[TASK MATERIAL]:
+---+

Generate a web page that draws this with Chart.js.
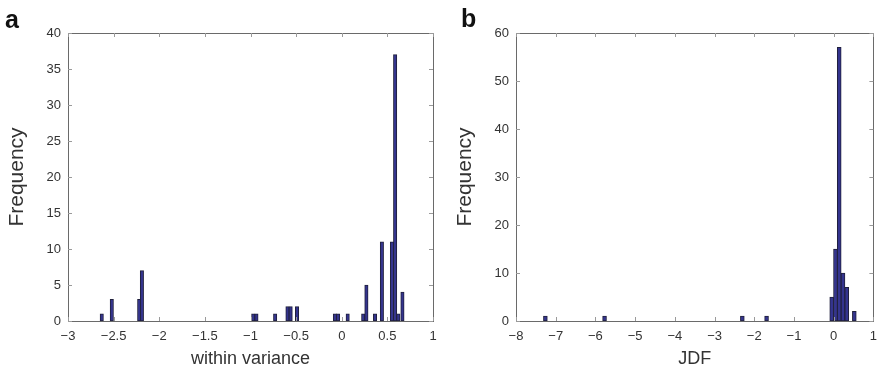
<!DOCTYPE html>
<html>
<head>
<meta charset="utf-8">
<script src="https://cdn.jsdelivr.net/npm/chart.js@4.4.1/dist/chart.umd.min.js"></script>
<style>
  html,body{margin:0;padding:0;background:#fff;}
  #wrap{position:relative;width:885px;height:376px;overflow:hidden;font-family:"Liberation Sans",Arial,sans-serif;}
  .pane{position:absolute;top:0;height:376px;}
  .tag{position:absolute;font-weight:bold;color:#111;font-size:25px;line-height:1;}
</style>
</head>
<body>
<div id="wrap">
  <div class="pane" style="left:0;width:445px"><canvas id="cA" width="445" height="376"></canvas></div>
  <div class="pane" style="left:440px;width:445px"><canvas id="cB" width="445" height="376"></canvas></div>
  <div class="tag" style="left:5px;top:7px">a</div>
  <div class="tag" style="left:461px;top:6px">b</div>
</div>
<script>
/* panel a - histograma de la varianza interna */
const withinX=[-2.63,-2.52,-2.22,-2.19,-0.97,-0.935,-0.73,-0.595,-0.56,-0.49,-0.075,-0.04,0.065,0.235,0.27,0.365,0.44,0.55,0.585,0.62,0.665];
const withinCount=[1,3,3,7,1,1,1,2,2,2,1,1,1,1,5,1,11,11,37,1,4];
const withinXTicks=[-3,-2.5,-2,-1.5,-1,-0.5,0,0.5,1];
const withinYTicks=[0,5,10,15,20,25,30,35,40];

/* panel b - histograma JDF */
const jdfX=[-7.26,-5.77,-2.30,-1.69,-0.05,0.045,0.14,0.235,0.33,0.52];
const jdfCount=[1,1,1,1,5,15,57,10,7,2];
const jdfXTicks=[-8,-7,-6,-5,-4,-3,-2,-1,0,1];
const jdfYTicks=[0,10,20,30,40,50,60];

const FONT='"Liberation Sans", Arial, sans-serif';
const fmt=v=>String(v).replace('-','\u2212');

// caja con marcas hacia adentro (estilo MATLAB)
const boxTicks={id:'boxTicks',afterDraw(ch){
  const {ctx,chartArea:a}=ch, sx=ch.scales.x, sy=ch.scales.y;
  ctx.save(); ctx.strokeStyle='#6a6a6a'; ctx.lineWidth=1;
  ctx.strokeRect(Math.round(a.left)+0.5,Math.round(a.top)+0.5,Math.round(a.right-a.left),Math.round(a.bottom-a.top));
  ctx.strokeStyle='#9a9a9a'; ctx.beginPath();
  sx.ticks.forEach(t=>{const p=Math.round(sx.getPixelForValue(t.value))+0.5;
    ctx.moveTo(p,a.bottom);ctx.lineTo(p,a.bottom-4);ctx.moveTo(p,a.top);ctx.lineTo(p,a.top+4);});
  sy.ticks.forEach(t=>{const p=Math.round(sy.getPixelForValue(t.value))+0.5;
    ctx.moveTo(a.left,p);ctx.lineTo(a.left+4,p);ctx.moveTo(a.right,p);ctx.lineTo(a.right-4,p);});
  ctx.stroke(); ctx.restore();
}};

function makeHist(id,xs,ys,xTicks,yTicks,xTitle,opt){
  const pts=xs.map((x,i)=>({x:x,y:ys[i]}));
  return new Chart(document.getElementById(id),{
    type:'bar',
    data:{datasets:[{data:pts,backgroundColor:'#34348e',borderColor:'#20203c',borderWidth:1,barThickness:opt.bar,borderSkipped:false}]},
    options:{responsive:false,animation:false,
      layout:{padding:{top:33,right:opt.right,left:0,bottom:0}},
      plugins:{legend:{display:false},tooltip:{enabled:false}},
      scales:{
        x:{type:'linear',offset:false,min:xTicks[0],max:xTicks[xTicks.length-1],
          afterBuildTicks:s=>{s.ticks=xTicks.map(v=>({value:v}));},
          afterFit:s=>{s.height=55;},
          grid:{display:false,drawTicks:false},border:{display:false},
          ticks:{color:'#333',font:{family:FONT,size:13},padding:8,maxRotation:0,autoSkip:false,callback:v=>fmt(v)},
          title:{display:true,text:xTitle,color:'#333',font:{family:FONT,size:18},padding:{top:0,bottom:6}}},
        y:{min:yTicks[0],max:yTicks[yTicks.length-1],
          afterBuildTicks:s=>{s.ticks=yTicks.map(v=>({value:v}));},
          afterFit:s=>{s.width=opt.yw;},
          grid:{display:false,drawTicks:false},border:{display:false},
          ticks:{color:'#333',font:{family:FONT,size:13},padding:7,autoSkip:false,callback:v=>fmt(v)},
          title:{display:true,text:'Frequency',color:'#333',font:{family:FONT,size:21},padding:{top:opt.tp,bottom:0}}}
      }},
    plugins:[boxTicks]
  });
}

makeHist('cA',withinX,withinCount,withinXTicks,withinYTicks,'within variance',{bar:3.4,right:12,yw:68,tp:5});
makeHist('cB',jdfX,jdfCount,jdfXTicks,jdfYTicks,'JDF',{bar:3.9,right:2,yw:76,tp:13});
</script>
</body>
</html>
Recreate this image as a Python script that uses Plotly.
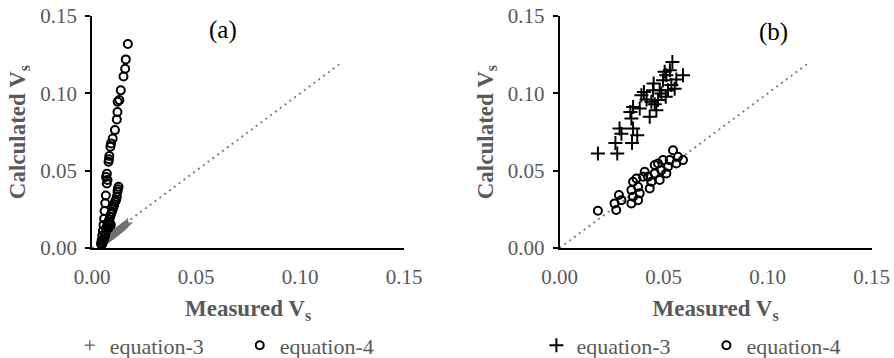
import plotly.graph_objects as go

# ---- panel (a) ----
a_eq3_x = [0.0042, 0.0045, 0.0048, 0.0050, 0.0053, 0.0055, 0.0058, 0.0060, 0.0063, 0.0066,
           0.0068, 0.0071, 0.0074, 0.0077, 0.0080, 0.0083, 0.0086, 0.0089, 0.0092, 0.0095,
           0.0098, 0.0101, 0.0105, 0.0109, 0.0113, 0.0117, 0.0121, 0.0126, 0.0131, 0.0136,
           0.0142, 0.0148, 0.0155, 0.0162, 0.0170]
a_eq3_y = [0.0030, 0.0034, 0.0036, 0.0040, 0.0042, 0.0046, 0.0047, 0.0050, 0.0052, 0.0055,
           0.0058, 0.0060, 0.0062, 0.0066, 0.0068, 0.0070, 0.0074, 0.0076, 0.0079, 0.0082,
           0.0086, 0.0088, 0.0092, 0.0096, 0.0100, 0.0104, 0.0108, 0.0113, 0.0118, 0.0124,
           0.0130, 0.0136, 0.0144, 0.0152, 0.0162]

a_eq4_x = [0.0172, 0.0162, 0.0159, 0.0151, 0.0138, 0.0131, 0.0123, 0.0122, 0.0119, 0.0110,
           0.0099, 0.0091, 0.0088, 0.0083, 0.0081, 0.0079, 0.0071, 0.0067, 0.0074, 0.0071,
           0.0066, 0.0063, 0.0060, 0.0058, 0.0055, 0.0052, 0.0049, 0.0046, 0.0043,
           0.0127, 0.0124, 0.0122, 0.0119, 0.0115, 0.0110, 0.0106, 0.0103, 0.0099, 0.0095,
           0.0091, 0.0087, 0.0083, 0.0079, 0.0075, 0.0071, 0.0068, 0.0065, 0.0062, 0.0058,
           0.0054, 0.0050, 0.0046, 0.0085, 0.0090, 0.0080]
a_eq4_y = [0.1320, 0.1220, 0.1160, 0.1110, 0.1020, 0.0957, 0.0946, 0.0880, 0.0832, 0.0763,
           0.0709, 0.0677, 0.0655, 0.0595, 0.0575, 0.0558, 0.0480, 0.0460, 0.0440, 0.0418,
           0.0340, 0.0290, 0.0240, 0.0190, 0.0150, 0.0110, 0.0080, 0.0050, 0.0030,
           0.0396, 0.0380, 0.0364, 0.0332, 0.0310, 0.0300, 0.0280, 0.0267, 0.0250, 0.0235,
           0.0220, 0.0202, 0.0185, 0.0170, 0.0155, 0.0138, 0.0120, 0.0100, 0.0080, 0.0060,
           0.0045, 0.0030, 0.0020, 0.0160, 0.0150, 0.0130]

# ---- panel (b) ----
b_eq3_x = [0.0184, 0.0277, 0.0268, 0.0288, 0.0297, 0.0348, 0.0353, 0.0345, 0.0353, 0.0373,
           0.0385, 0.0393, 0.0405, 0.0433, 0.0441, 0.0449, 0.0452, 0.0465, 0.0473, 0.0481,
           0.0497, 0.0505, 0.0513, 0.0510, 0.0521, 0.0537, 0.0542, 0.0553, 0.0561, 0.0593,
           0.0340, 0.0418, 0.0457, 0.0489, 0.0530]
b_eq3_y = [0.0612, 0.0612, 0.0680, 0.0774, 0.0740, 0.0680, 0.0774, 0.0838, 0.0913, 0.0730,
           0.0903, 0.0989, 0.1010, 0.0849, 0.0946, 0.1020, 0.1065, 0.0892, 0.0957, 0.1020,
           0.1086, 0.1140, 0.1118, 0.0978, 0.1020, 0.1054, 0.1204, 0.1030, 0.1090, 0.1118,
           0.0880, 0.0960, 0.0930, 0.1000, 0.1150]

b_eq4_x = [0.0184, 0.0272, 0.0264, 0.0285, 0.0297, 0.0345, 0.0353, 0.0345, 0.0353, 0.0377,
           0.0385, 0.0377, 0.0401, 0.0409, 0.0433, 0.0441, 0.0457, 0.0457, 0.0481, 0.0489,
           0.0497, 0.0513, 0.0521, 0.0529, 0.0545, 0.0561, 0.0593, 0.0569, 0.0473, 0.0425,
           0.0369]
b_eq4_y = [0.0241, 0.0246, 0.0289, 0.0343, 0.0310, 0.0289, 0.0332, 0.0375, 0.0429, 0.0310,
           0.0354, 0.0396, 0.0461, 0.0493, 0.0386, 0.0429, 0.0483, 0.0537, 0.0440, 0.0504,
           0.0569, 0.0483, 0.0526, 0.0569, 0.0633, 0.0547, 0.0569, 0.0590, 0.0547, 0.0461,
           0.0450]

# 1:1 reference line
ref_x = [0.0, 0.12]
ref_y = [0.0, 0.12]

tick_vals = [0.0, 0.05, 0.10, 0.15]
tick_text = ["0.00", "0.05", "0.10", "0.15"]

series_names = ["equation-3", "equation-4"]

SERIF = "Liberation Serif"
GREY = "#595959"

fig = go.Figure()

circle = dict(symbol="circle-open", size=8, color="black", line=dict(width=2, color="black"))

# panel (a)
fig.add_trace(go.Scatter(x=ref_x, y=ref_y, mode="lines", xaxis="x", yaxis="y",
                         line=dict(color="#808080", width=2, dash="2px,4px"),
                         showlegend=False, hoverinfo="skip"))
fig.add_trace(go.Scatter(x=a_eq3_x, y=a_eq3_y, mode="markers", name=series_names[0],
                         xaxis="x", yaxis="y", legend="legend",
                         marker=dict(symbol="cross-thin", size=7, color="#707070",
                                     line=dict(width=1.5, color="#707070"))))
fig.add_trace(go.Scatter(x=a_eq4_x, y=a_eq4_y, mode="markers", name=series_names[1],
                         xaxis="x", yaxis="y", legend="legend", marker=circle))

# panel (b)
fig.add_trace(go.Scatter(x=ref_x, y=ref_y, mode="lines", xaxis="x2", yaxis="y2",
                         line=dict(color="#808080", width=2, dash="2px,4px"),
                         showlegend=False, hoverinfo="skip"))
fig.add_trace(go.Scatter(x=b_eq3_x, y=b_eq3_y, mode="markers", name=series_names[0],
                         xaxis="x2", yaxis="y2", legend="legend2",
                         marker=dict(symbol="cross-thin", size=10, color="black",
                                     line=dict(width=2, color="black"))))
fig.add_trace(go.Scatter(x=b_eq4_x, y=b_eq4_y, mode="markers", name=series_names[1],
                         xaxis="x2", yaxis="y2", legend="legend2", marker=circle))


def xaxis(domain, anchor):
    return dict(domain=domain, anchor=anchor, range=[0, 0.15], tickvals=tick_vals,
                ticktext=tick_text, showgrid=False, zeroline=False, showline=True,
                linecolor="black", linewidth=2, ticks="", ticklabelstandoff=9,
                tickfont=dict(family=SERIF, size=21, color=GREY),
                title=dict(text="<b>Measured V<sub>s</sub></b>", standoff=12,
                           font=dict(family=SERIF, size=23, color=GREY)))


def yaxis(anchor):
    return dict(domain=[0.307, 0.955], anchor=anchor, range=[0, 0.15], tickvals=tick_vals,
                ticktext=tick_text, showgrid=False, zeroline=False, showline=True,
                linecolor="black", linewidth=2, ticks="outside", ticklen=5, tickwidth=2,
                tickcolor="black", ticklabelstandoff=4,
                tickfont=dict(family=SERIF, size=21, color=GREY),
                title=dict(text="<b>Calculated V<sub>s</sub></b>", standoff=8,
                           font=dict(family=SERIF, size=23, color=GREY)))


def legend_at(x):
    return dict(orientation="h", font=dict(family=SERIF, size=22, color=GREY),
                bgcolor="rgba(0,0,0,0)", entrywidth=125, entrywidthmode="pixels",
                itemwidth=30, yanchor="middle", xanchor="left", x=x, y=0.035)


fig.update_layout(
    width=894, height=358,
    margin=dict(l=0, r=0, t=0, b=0, autoexpand=False),
    paper_bgcolor="white", plot_bgcolor="white",
    font=dict(family=SERIF, color=GREY),
    xaxis=xaxis([0.103, 0.452], "y"),
    yaxis=yaxis("x"),
    xaxis2=xaxis([0.626, 0.975], "y2"),
    yaxis2=yaxis("x2"),
    legend=legend_at(0.078),
    legend2=legend_at(0.600),
    annotations=[
        dict(text="(a)", xref="x", yref="y", x=0.063, y=0.141, showarrow=False,
             font=dict(family=SERIF, size=25, color="black"), xanchor="center", yanchor="middle"),
        dict(text="(b)", xref="x2", yref="y2", x=0.103, y=0.140, showarrow=False,
             font=dict(family=SERIF, size=25, color="black"), xanchor="center", yanchor="middle"),
    ],
)

fig.write_html("out.html")
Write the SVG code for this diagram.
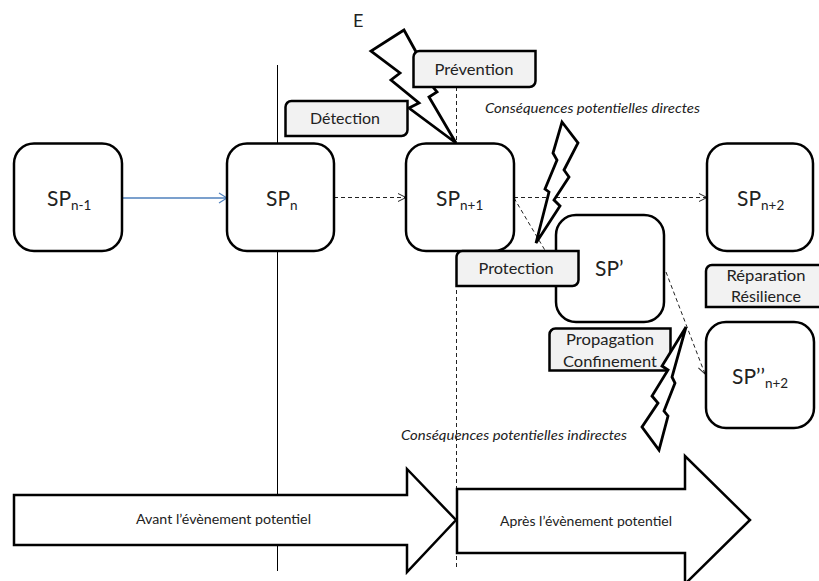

+---+

[REQUIREMENTS]: Up to and including the line with "const fmt=v=>String(v).replace('-','\u2212');", copy the data above from its first line. Skip pictures.

[WRITTEN ANSWER]:
Generate a web page that draws this with Chart.js.
<!DOCTYPE html>
<html>
<head>
<meta charset="utf-8">
<script src="https://cdn.jsdelivr.net/npm/chart.js@4.4.1/dist/chart.umd.min.js"></script>
<style>
  html,body{margin:0;padding:0;background:#fff;}
  #wrap{position:relative;width:885px;height:376px;overflow:hidden;font-family:"Liberation Sans",Arial,sans-serif;}
  .pane{position:absolute;top:0;height:376px;}
  .tag{position:absolute;font-weight:bold;color:#111;font-size:25px;line-height:1;}
</style>
</head>
<body>
<div id="wrap">
  <div class="pane" style="left:0;width:445px"><canvas id="cA" width="445" height="376"></canvas></div>
  <div class="pane" style="left:440px;width:445px"><canvas id="cB" width="445" height="376"></canvas></div>
  <div class="tag" style="left:5px;top:7px">a</div>
  <div class="tag" style="left:461px;top:6px">b</div>
</div>
<script>
/* panel a - histograma de la varianza interna */
const withinX=[-2.63,-2.52,-2.22,-2.19,-0.97,-0.935,-0.73,-0.595,-0.56,-0.49,-0.075,-0.04,0.065,0.235,0.27,0.365,0.44,0.55,0.585,0.62,0.665];
const withinCount=[1,3,3,7,1,1,1,2,2,2,1,1,1,1,5,1,11,11,37,1,4];
const withinXTicks=[-3,-2.5,-2,-1.5,-1,-0.5,0,0.5,1];
const withinYTicks=[0,5,10,15,20,25,30,35,40];

/* panel b - histograma JDF */
const jdfX=[-7.26,-5.77,-2.30,-1.69,-0.05,0.045,0.14,0.235,0.33,0.52];
const jdfCount=[1,1,1,1,5,15,57,10,7,2];
const jdfXTicks=[-8,-7,-6,-5,-4,-3,-2,-1,0,1];
const jdfYTicks=[0,10,20,30,40,50,60];

const FONT='"Liberation Sans", Arial, sans-serif';
const fmt=v=>String(v).replace('-','\u2212');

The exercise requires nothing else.